Opinion: Our Great Depression
January 18, 2012
Elaina Sauber
Elaina Sauber is a sophomore English major and columnist for the Daily Kent Stater. Contact Elaina Sauber at [email protected]..
According to the United States Census Bureau, the number of Americans living in poverty in 2010 was 46.2 million, or 15.1 percent: the largest number since poverty estimates were first published.
President Obama himself has commented on the similarities in the loss of employment between the last few years and the Great Depression. But something very different separates the Depression from today’s recession: What does poverty look like?
When we think of Depression-era poverty, we tend to imagine starving people waiting in lines at soup kitchens, so thin they look like skeletons.
People simply didn’t have enough to eat; to live in poverty meant to risk starvation.
This led to President Roosevelt’s New Deal, which focused on recovery, relief and reform for the unemployed, the economy and the financial system.
Today’s poverty looks different — so different, in fact, that it almost blends in with the rest of society as something that is tolerated.
Studies by the American Society for Clinical Nutrition have shown that the highest rates of obesity are found in populations with the highest poverty rates and the least education. This is primarily because energy-dense foods high in added sugars and fat are the cheapest to produce, and therefore are the lowest-cost option to consumers.
Another study done by the Saint Louis University School of Public Health found that white high-poverty areas and African American areas are less likely than white higher-income populations to have access to foods that allow individuals to make healthy food choices. This suggests that fast-food chains target urban, poverty-stricken areas because those people are more likely to buy their food.
The poverty and desperation that characterized the Depression was an incentive for change.
Today, obesity and fast-food chains mask poverty. It was planned to work that way.
No matter how much you want to blame the poor for their own misfortunes, they cannot make positive changes to their diets without access to healthy food options.

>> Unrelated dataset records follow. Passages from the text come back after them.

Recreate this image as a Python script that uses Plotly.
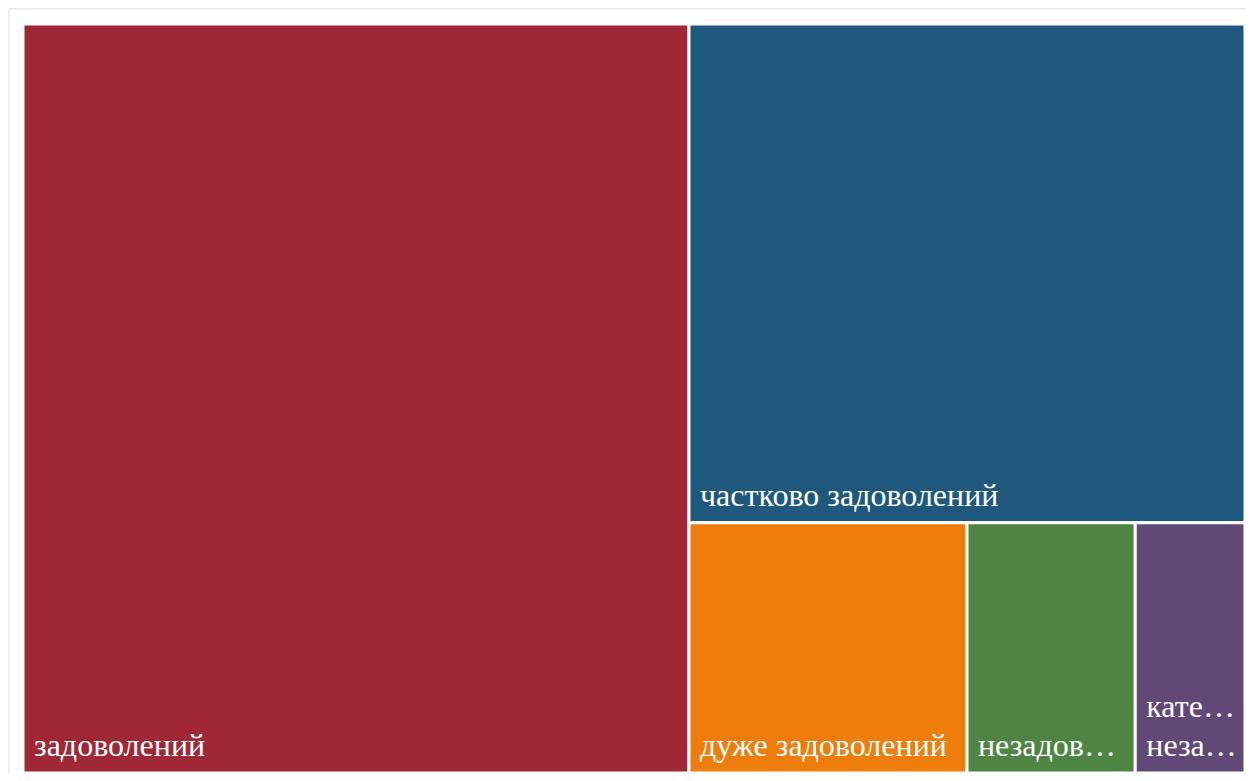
import plotly.graph_objects as go

labels = ["задоволений", "частково задоволений", "дуже задоволений", "незадоволений", "категорично незадоволений"]
display_lines = [["задоволений"], ["частково задоволений"], ["дуже задоволений"], ["незадов…"], ["кате…", "неза…"]]
values = [54.5, 30.3, 7.6, 4.6, 3.0]
colors = ["#A02736", "#1E587C", "#EE7D0B", "#4E8542", "#614876"]

LABEL_PX = 32   # visible label size
BASE_PX = 5     # base size, controls line-step (1.3em) used for spacing tricks


def label_html(lines):
    spans = ["<span style='font-size:%dpx'>&nbsp;%s</span>" % (LABEL_PX, ln) for ln in lines]
    # ~38px between the two label lines -> 6 small line steps
    body = "<br><br><br><br><br><br>".join(spans)
    # invisible trailing lines lift the text off the tile bottom
    return body + "<br><br><span style='color:rgba(0,0,0,0)'>.</span>"


fig = go.Figure(go.Treemap(
    labels=labels,
    parents=[""] * len(labels),
    values=values,
    text=[label_html(l) for l in display_lines],
    texttemplate="%{text}",
    textposition="bottom left",
    textfont=dict(family="Liberation Serif, Times New Roman, serif", size=BASE_PX, color="white"),
    marker=dict(colors=colors, line=dict(width=3, color="white"),
                pad=dict(t=0, l=0, r=0, b=0)),
    sort=True,
    tiling=dict(packing="squarify", pad=0),
    pathbar=dict(visible=False),
    hoverinfo="label+value",
))

fig.update_layout(
    width=1238, height=765,
    margin=dict(l=15, r=1, t=16, b=0),
    paper_bgcolor="white",
    shapes=[dict(type="rect", xref="paper", yref="paper",
                 x0=-0.0115, x1=1.5, y0=-0.5, y1=1.0202,
                 line=dict(color="#d9d9d9", width=1), fillcolor="rgba(0,0,0,0)", layer="below")],
)

fig.write_html("out.html")
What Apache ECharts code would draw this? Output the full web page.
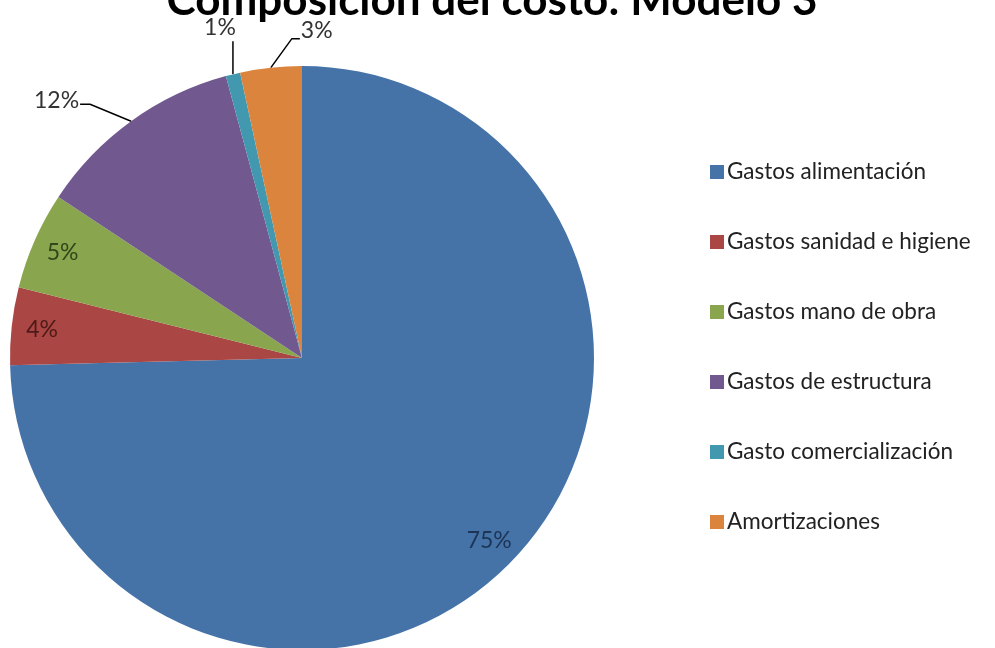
<!DOCTYPE html>
<html>
<head>
<meta charset="utf-8">
<script src="https://cdn.jsdelivr.net/npm/echarts@6/dist/echarts.min.js"></script>
<style>
html,body{margin:0;padding:0;background:#fff;}
#chart{width:995px;height:648px;}
</style>
</head>
<body>
<div id="chart"></div>
<script>
const titleText = 'Composición del costo: Modelo 3';
const categories = ['Gastos alimentación','Gastos sanidad e higiene','Gastos mano de obra','Gastos de estructura','Gasto comercialización','Amortizaciones'];
const values = [74.6, 4.3, 5.4, 11.5, 0.8, 3.4];
const colors = ['#4573A8','#AA4643','#89A54E','#71588F','#4198AF','#DB843D'];
const insideLabelColors = ['#1c3556','#4e1a18','#33461a'];
const insideIdx = [0,1,2];

const chart = echarts.init(document.getElementById('chart'));
const fmt = p => Math.round(p.percent) + '%';

const mainData = categories.map((n,i)=>({
  name:n, value:values[i], itemStyle:{color:colors[i]},
  label:{show: insideIdx.indexOf(i) < 0},
  labelLine:{show: insideIdx.indexOf(i) < 0}
}));
const ghostData = categories.map((n,i)=>({
  name:n, value:values[i],
  label:{show: insideIdx.indexOf(i) >= 0, color: insideLabelColors[i] || '#333'}
}));

chart.setOption({
  animation:false,
  backgroundColor:'#fff',
  title:{
    text:titleText, left:487, textAlign:'center', top:-26,
    textStyle:{fontFamily:'Lato', fontWeight:'bold', fontSize:44, color:'#000'}
  },
  legend:{
    orient:'vertical', left:705, top:155,
    data:categories,
    icon:'rect', itemWidth:14, itemHeight:14, itemGap:46,
    textStyle:{fontFamily:'Lato', fontSize:22.5, color:'#222', lineHeight:24, padding:[0,0,0,-2]}
  },
  series:[
    {
      type:'pie', center:[302,358], radius:292, startAngle:90, clockwise:true,
      avoidLabelOverlap:false, silent:true,
      data:mainData,
      label:{position:'outside', formatter:fmt, fontFamily:'Lato', fontSize:23, color:'#333'},
      labelLine:{length:15, length2:10, lineStyle:{color:'#000', width:1.5}},
      labelLayout:function(p){
        const pts = p.labelLinePoints;
        if(!pts) return {};
        const e = pts[0];
        if(p.dataIndex===3){
          const a=[e[0]-41,e[1]-17], b=[a[0]-10,a[1]];
          return {x:b[0]-1, y:b[1]-4, align:'right', verticalAlign:'middle', labelLinePoints:[e,a,b]};
        }
        if(p.dataIndex===4){
          const a=[e[0],e[1]-33], b=[a[0],a[1]];
          return {x:a[0]-13, y:a[1]-14, align:'center', verticalAlign:'middle', labelLinePoints:[e,a,b]};
        }
        if(p.dataIndex===5){
          const a=[e[0]+21,e[1]-29], b=[a[0]+8,a[1]];
          return {x:b[0]+1, y:b[1]-8, align:'left', verticalAlign:'middle', labelLinePoints:[e,a,b]};
        }
        return {};
      }
    },
    {
      type:'pie', center:[302,358], radius:[225,292], startAngle:90, clockwise:true,
      avoidLabelOverlap:false, silent:true, z:5,
      data:ghostData,
      itemStyle:{color:'rgba(0,0,0,0)'},
      label:{position:'inside', formatter:fmt, fontFamily:'Lato', fontSize:23},
      labelLine:{show:false}
    }
  ]
});
</script>
</body>
</html>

These are the same Americans living in this country without health insurance — the ones who need it the most because obesity is the second leading cause of preventable death in the U.S.
Why are reforms made when people are starving, but people without access to healthy foods are forgotten and left with no choice but to slowly kill themselves?
How can this be justified?
I wonder if this is what capitalism is all about; preaching free-market philosophies and then targeting the same people you call lazy and unmotivated to buy your products — products that harm them and, after long-term consumption, may be responsible for their deaths.
So, what does poverty look like today? It’s hard to say.
As long as the poor have limited food options, poverty will be very difficult to identify, and therefore, nearly impossible to abolish.